Tags: Jared's Corner

Here come the Holidays! You’ll soon be making resolutions to get skinny, save an extra few bucks a month, or to read more non-smut material (like Alexandre Dumas, for example). Wonderful! Add this to your list, “I will stop sending uninformative calendar invites to those who I schedule meetings with.” I can’t tell you how many meetings that I plan where the other person, full of gumption and speed, sends me a calendar invite for it within moments of our agreeing on a time, just for it to say, “Meet with Jared,” “Me and JC,” “Website talk," and so on. I know I'M in the meeting, but what am I meeting about and who am I meeting WITH? The calendar invite tells me none of this. 

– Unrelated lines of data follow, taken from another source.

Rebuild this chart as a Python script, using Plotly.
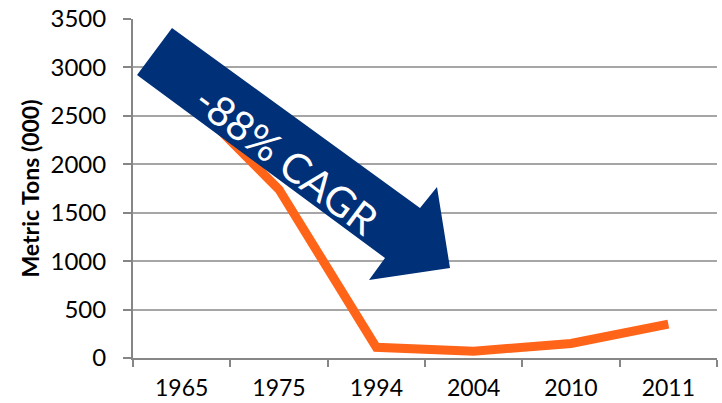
import plotly.graph_objects as go

years = ["1965", "1975", "1994", "2004", "2010", "2011"]
metric_tons = [2750, 1740, 110, 70, 150, 350]
y_ticks = [0, 500, 1000, 1500, 2000, 2500, 3000, 3500]
arrow_label = "-88% CAGR"
y_title = "Metric Tons (000)"

W, H = 722, 403
L, R, T, B = 133, 5, 19, 45
pw, ph = W - L - R, H - T - B

def to_paper(px, py):
    return (px - L) / pw, (H - B - py) / ph

# arrow outline (pixel geometry of the decoration)
arrow_px = [(172, 28), (420, 208), (437, 187), (450, 268), (369, 280), (385, 258), (137, 75), (172, 28)]
pts = [to_paper(x, y) for x, y in arrow_px]

font = "Lato, 'Open Sans', sans-serif"

fig = go.Figure()
fig.add_trace(go.Scatter(
    x=years, y=metric_tons, mode="lines",
    line=dict(color="#FF6418", width=9),
    hoverinfo="skip", showlegend=False,
))
fig.add_trace(go.Scatter(
    x=[p[0] for p in pts], y=[p[1] for p in pts], xaxis="x2", yaxis="y2",
    mode="lines", fill="toself", fillcolor="#003078", line=dict(width=0, color="#003078"),
    hoverinfo="skip", showlegend=False,
))

cx, cy = to_paper(287, 159)
fig.add_annotation(x=cx, y=cy, xref="paper", yref="paper", text=arrow_label,
                   xanchor="center", yanchor="middle",
                   showarrow=False, textangle=37,
                   font=dict(family=font, size=41, color="white"))

fig.update_layout(
    width=W, height=H,
    margin=dict(l=L, r=R, t=T, b=B),
    paper_bgcolor="white", plot_bgcolor="white",
    font=dict(family=font, size=24, color="#000000"),
    xaxis2=dict(overlaying="x", range=[0, 1], visible=False, fixedrange=True),
    yaxis2=dict(overlaying="y", range=[0, 1], visible=False, fixedrange=True),
    xaxis=dict(
        type="category", tickson="boundaries", ticks="outside", ticklen=7,
        tickcolor="#868686", tickwidth=2, showline=True, linecolor="#868686", linewidth=2,
        showgrid=False, tickfont=dict(size=23), range=[-0.5, 5.5], ticklabelstandoff=8,
        automargin=False,
    ),
    yaxis=dict(
        range=[0, 3500], tickvals=y_ticks, ticks="outside", ticklen=8,
        tickcolor="#868686", tickwidth=2, showline=True, linecolor="#868686", linewidth=2,
        showgrid=True, gridcolor="#A6A6A6", gridwidth=2, zeroline=False,
        tickfont=dict(size=24), ticklabelstandoff=12, automargin=False,
        title=dict(text="<b>" + y_title + "</b>", font=dict(size=23, family=font), standoff=4),
    ),
)

fig.write_html("out.html", config={"displayModeBar": False},
               post_script="document.body.style.margin='0';document.body.style.overflow='hidden';")
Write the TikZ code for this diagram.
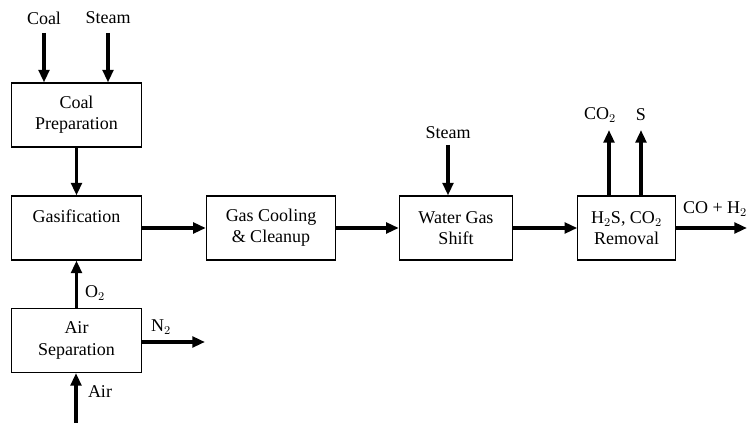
\documentclass[tikz,border=0pt]{standalone}
\usepackage{fontspec}
\setmainfont{Liberation Serif}
\usetikzlibrary{arrows.meta,positioning,calc}

\begin{document}
\begin{tikzpicture}[
    x=0.75pt, y=-0.75pt,
    font=\fontsize{13.5}{16}\selectfont,
    >={Triangle[length=9.5pt,width=8pt]},
    unit/.style={draw, line width=0.8pt, rectangle, align=center, inner sep=1pt},
    flow/.style={->, line width=2.4pt},
    lbl/.style={inner sep=1pt}
  ]
  \useasboundingbox (0,0) rectangle (747,423);

  % 左侧：煤处理、气化、空分
  \node[unit, minimum width=97pt, minimum height=48pt] (prep) at (76.5,115) {Coal\\Preparation};
  \node[unit, minimum width=97pt, minimum height=48pt] (gas) at (76.5,228) {Gasification\\[2pt]{}};
  \node[unit, minimum width=97pt, minimum height=48pt] (asu) at (76.5,340.5) {Air\\Separation};

  \node[lbl] (coal) at (44,18) {Coal};
  \node[lbl] (steam1) at (108,18) {Steam};
  \coordinate (coalin) at (44,33);
  \coordinate (steamin) at (108,33);
  \coordinate (airin) at (76,423);
  \coordinate (n2out) at (205,342);

  \draw[flow] (coalin) -- (coalin |- prep.north);
  \draw[flow] (steamin) -- (steamin |- prep.north);
  \draw[flow] (prep.south) -- (gas.north);
  \draw[flow] (asu.north) -- (gas.south);
  \draw[flow] (airin) -- (airin |- asu.south);
  \draw[flow] (asu.east |- n2out) -- (n2out);

  \node[lbl] (o2) at (95,293) {O$_2$};
  \node[lbl] (n2) at (161,327) {N$_2$};
  \node[lbl] (air) at (100,392) {Air};

  % 主流程
  \node[unit, minimum width=97pt, minimum height=48pt] (cool) at (271,228) {Gas Cooling\\\& Cleanup};
  \node[unit, minimum width=85pt, minimum height=48pt] (shift) at (456,228) {Water Gas\\Shift};
  \node[unit, minimum width=73pt, minimum height=48pt] (rem) at (626.5,228) {H$_2$S, CO$_2$\\Removal};

  \node[lbl] (steam2) at (448,133) {Steam};
  \coordinate (steamin2) at (448,145);
  \coordinate (co2out) at (609,130);
  \coordinate (sout) at (641,130);
  \coordinate (syngas) at (747,228);

  \draw[flow] (gas) -- (cool);
  \draw[flow] (cool) -- (shift);
  \draw[flow] (shift) -- (rem);
  \draw[flow] (steamin2) -- (steamin2 |- shift.north);
  \draw[flow] (co2out |- rem.north) -- (co2out);
  \draw[flow] (sout |- rem.north) -- (sout);
  \draw[flow] (rem) -- (syngas);

  \node[lbl] (co2) at (600,115) {CO$_2$};
  \node[lbl] (s) at (641,115) {S};
  \node[lbl] (prod) at (715,209) {CO + H$_2$};
\end{tikzpicture}
\end{document}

Sounds harsh, right? No. I’m doing you and everyone in your world a favor. We haven’t been taught this kind of professional courtesy yet, but it’s becoming more and more of an issue. When you send someone a calendar invite, you are indeed determining what will be on THEIR calendar too, so it needs to work for all involved.


Calendar_Invites.jpg

Here are 4 Tips to creating professional calendar invites:

 

1. Create A Relevant Title

When Just 2 People Are Meeting

If the meeting is just you and one other person, feel free to put both names in the title line. This way, the other person won’t have to open the event and read the notes to know who this meeting is with. For Example: Ted Cruz talks Web with Jared Cullop (JCI MKTG). This clearly shows who is talking and about what. It even includes the name of the web company which is handy if you are meeting with multiple companies. 

When Multiple People and Organizations Are Meeting

If there are multiple people, especially if there are multiples from multiple organizations, use the notes section of the invite (talked about futher down). In the title line, be sure to put something that works to bring clarity for everyone you invite. For example: Chicago Bulls MKTG talks Inbound Marketing with JCI MKTG. This shows which department is meeting with which company and what they are meeting about.

 

2. Add The Location

Be sure not to put the location as “my place.” Make sure the location is named and there is a proper address. iCal makes this easy with suggesting addresses when you type in the name of the location. If you are having a phone call and not a face to face meeting, put something like “Jared to call Scotty at 888.777.7777.” You want to assign someone as “the caller” and the other as “the waiter-onner,” that way you both don’t just sit there waiting on the other one to call. How many times have you sat there unsure of who is supposed to be calling with anxiety taking you over that you might lose this deal. Next time, put in who is calling who and you'll save yourself a panic attack.

 

3. Set The Correct Amount of Time

If there’s no chance that the meeting/call will take a whole hour, do everyone a favor and change it from the default 60 minute meeting to the 15 or 30 or whatever that it is likely to take. Nothing is more frustrating than having to postpone another important meeting because you thought this meeting was going to be an hour long and it ends up only being 15 minutes. Save each other time by getting this right. Also, don't go over the amount of time you scheduled if you are the scheduler. Unless the other party invites you to stay longer, get ready to leave 5 minutes before the meeting is scheduled to end. That shows respect of their time. They will most likely invite you to stay longer if they have the time. If they don't, they can schedule a longer meeting with you at a later date and know you will respect their time. This is an easy way to win points with people.

 

4. Add In Notes if Necessary

Some meetings require people to jump on a webinar, google hangout, skype or Facetime. Make sure to leave those details in the notes section so they don't have to search through emails to find the contact information. If it's a webinar, include the link, passcode and a number to reach should they need assistance. Per my earlier example of setting up a meeting with multiple people and multiple organizations, a good example ‘notes usage’ would be to put the people attending the meeting with their organization. This way everyone knows who's who.

See below:

    • JCI MKTG
      • Jared Cullop
      • Tonya Norman
      • Tyler Vaughn
    • Epic Chicago Bulls
      • Michael Jordan
      • Scotty Pippin
      • Michael Jordan (yeah…)

 

Final Thoughts

YAY! I’m sure many are reading this and nodding their heads, while others are wondering if they’ve really messed this up royally in the past. Hopefully, this helps you make a better impression on those you meet and converse with. Decide today to make the change, for a better 2016!